Thankfully, the Kheru Spellsnatcher is the only piece of art that I whole-heartedly disapprove of. And there is art that I really, really like in this set! Certainly, this set has done a lot to address my previous complaint that fully-clothed women don’t get to be awesome, because here are a bunch of fully-clothed ladies being completely awesome.
The first two images are of Narset, whom I might add is one of the mythic rares in the set and either totally rules or totally sucks depending on if it was you that pulled her or the other guy. (I’ve seen her in action and she’s just wrong, folks.) But generally, this set was great for pictures of awesome ladies doing awesome martial arts, of which I am always a fan.

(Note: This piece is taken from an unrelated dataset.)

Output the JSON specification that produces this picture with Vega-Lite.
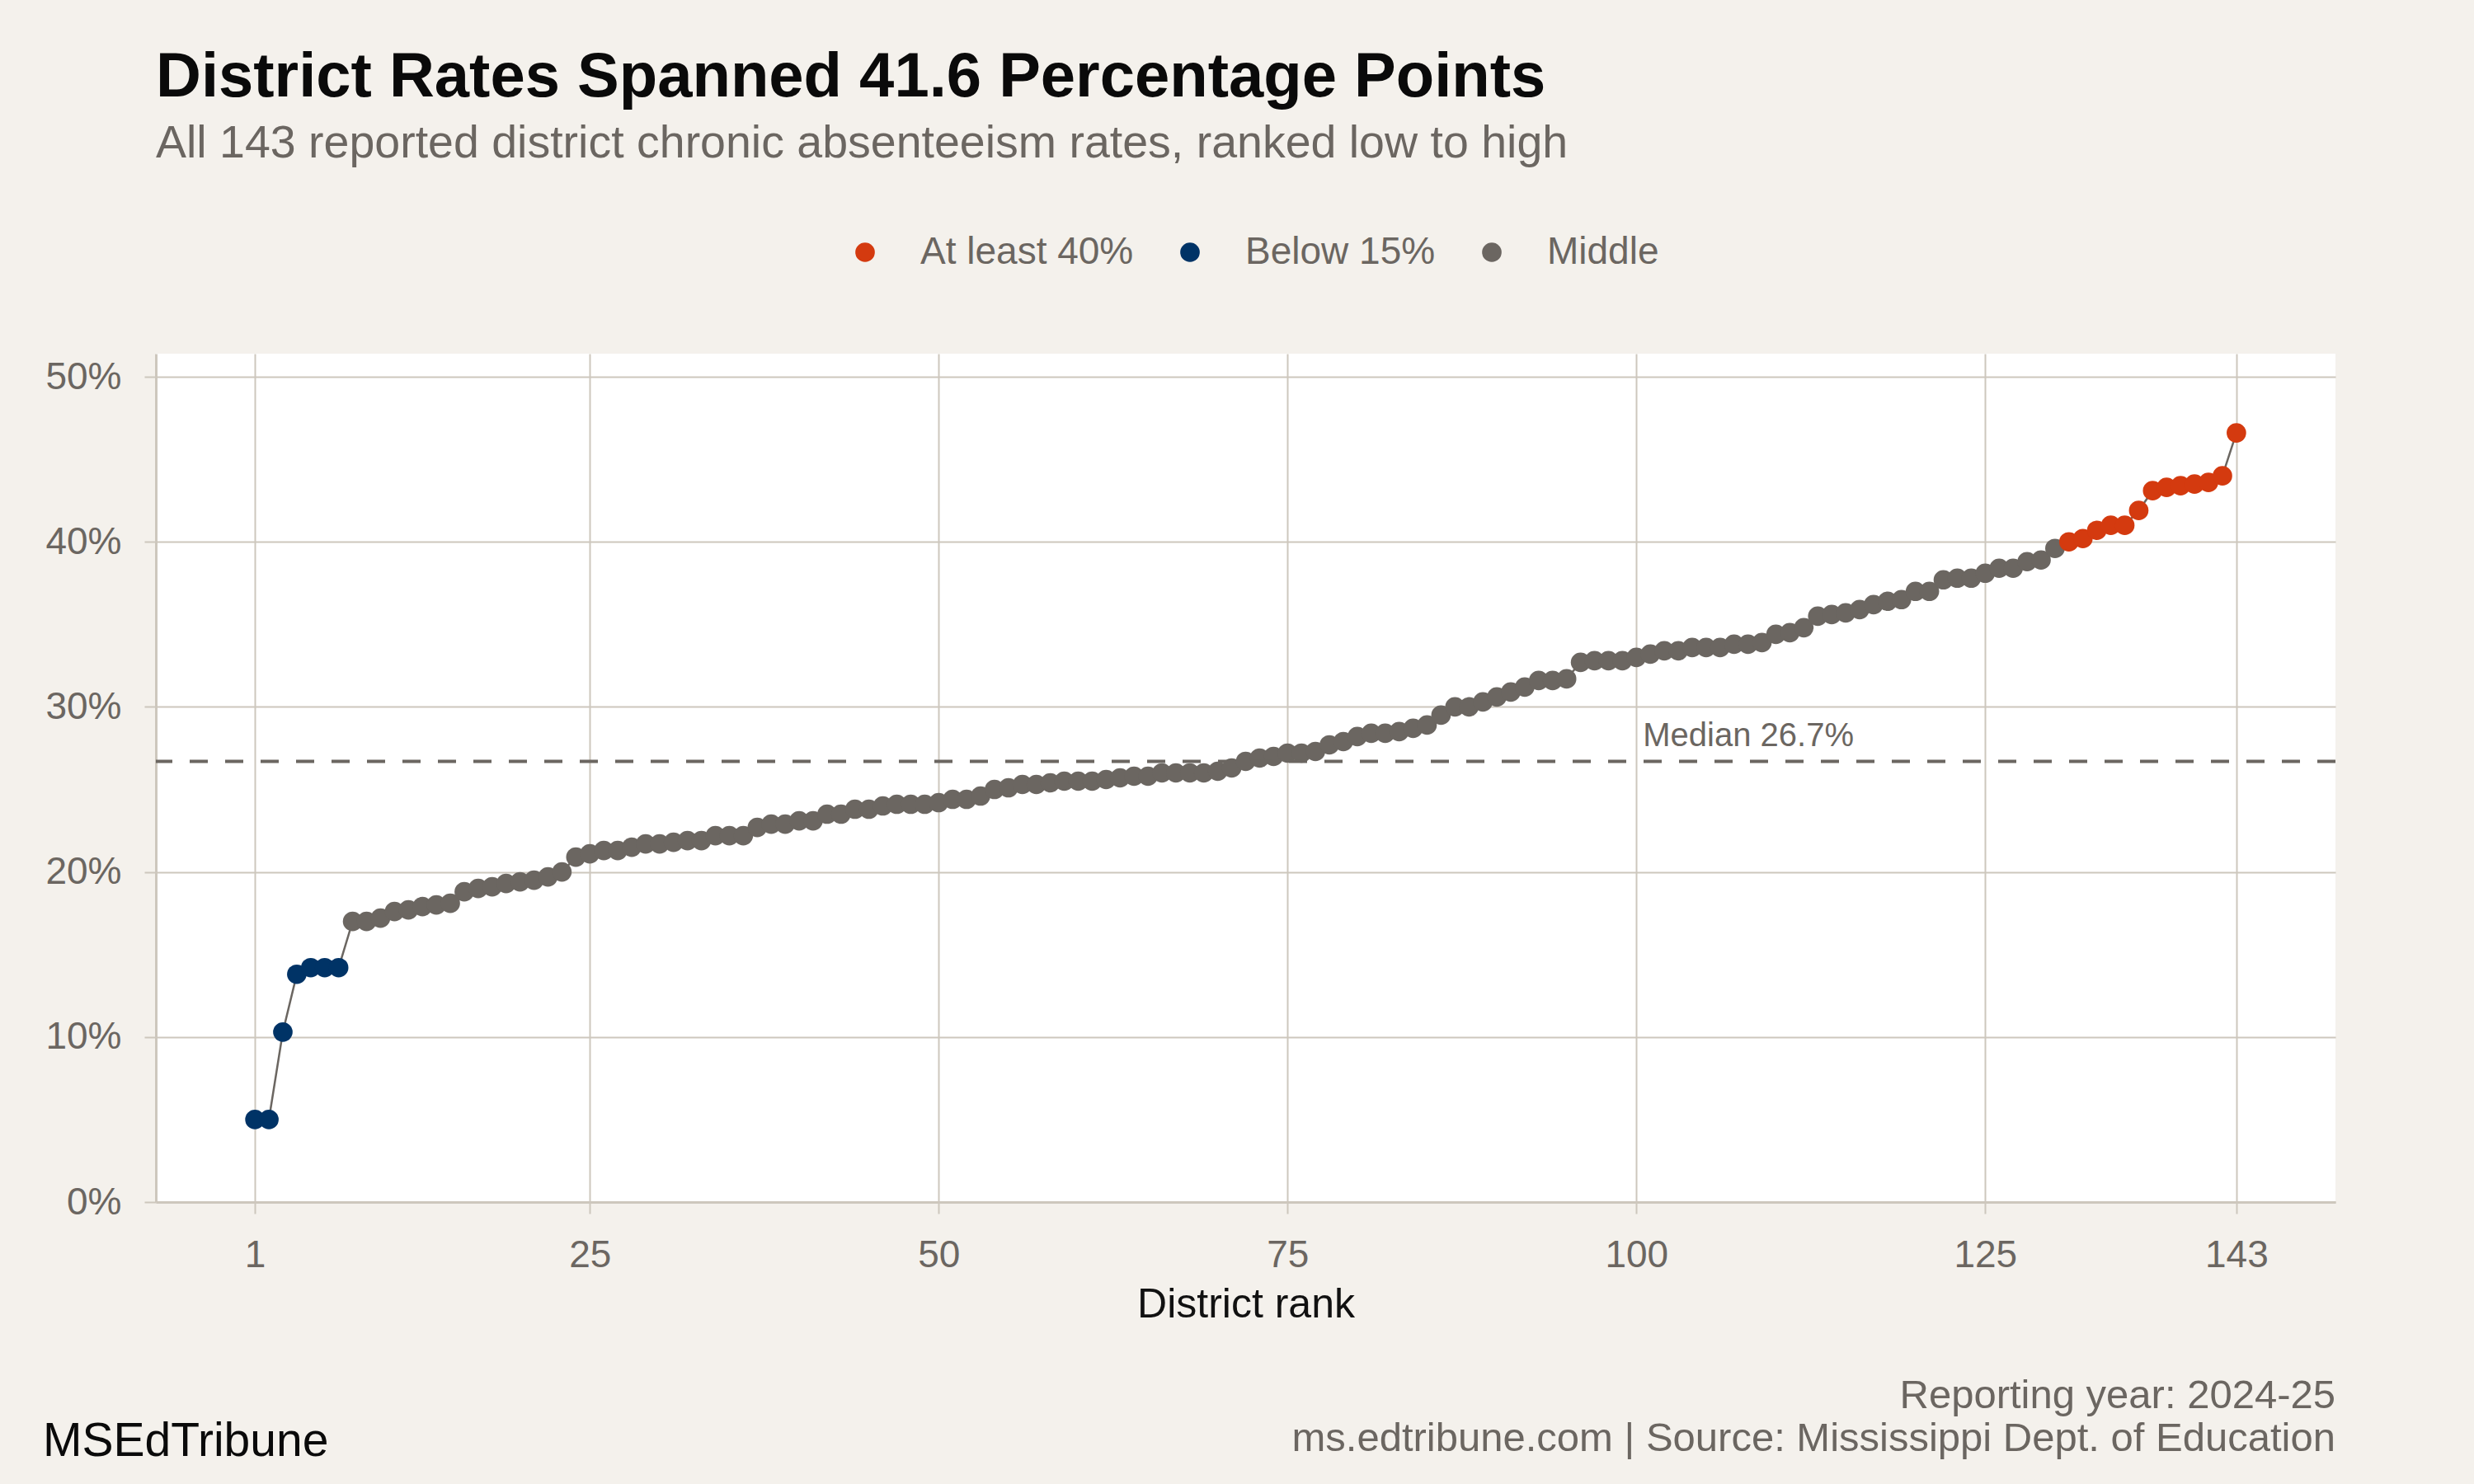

Particularly I am always a fan of ass-kicking-grandmothers and think this set could have used 2000% more characters like the Jeskai Elder, because ass-kicking grandmothers make anything better. The end.
There were also women getting to do ridiculously gonzo fantasy awesome things, which has definitely not been the case in previous sets:
Check out the Tuskguard Captain being all HOW DO YOU LIKE MY SWEET-ASS RIDE BTW IT IS A MASTODON. Or the Abzan Guide being all DO NOT MESS WITH ME I CAN RIDE A GIRAFFE. And sure, the Chief of the Edge isn’t so much gonzo, but she sure looks like she’s about 2 seconds from ending a dude.
So it’s great to see art like this, because it shows that Wizards has made strides in how they portray women in the last few years. But looking at other products, like D&D – which is also produced by Wizards – it’s also clear that they could do so much better.
 Seriously I can’t emphasize how much I hate most game stores. They are not welcoming for many women, and often when I enter one I have dudes literally stop and stare at me.
 This, incidentally, is my new favorite card ever and will henceforth be referred to as “Bear Punch”
 The answer is never
 Thank god! Wizards is finally cracking down on putting breasts on reptiles!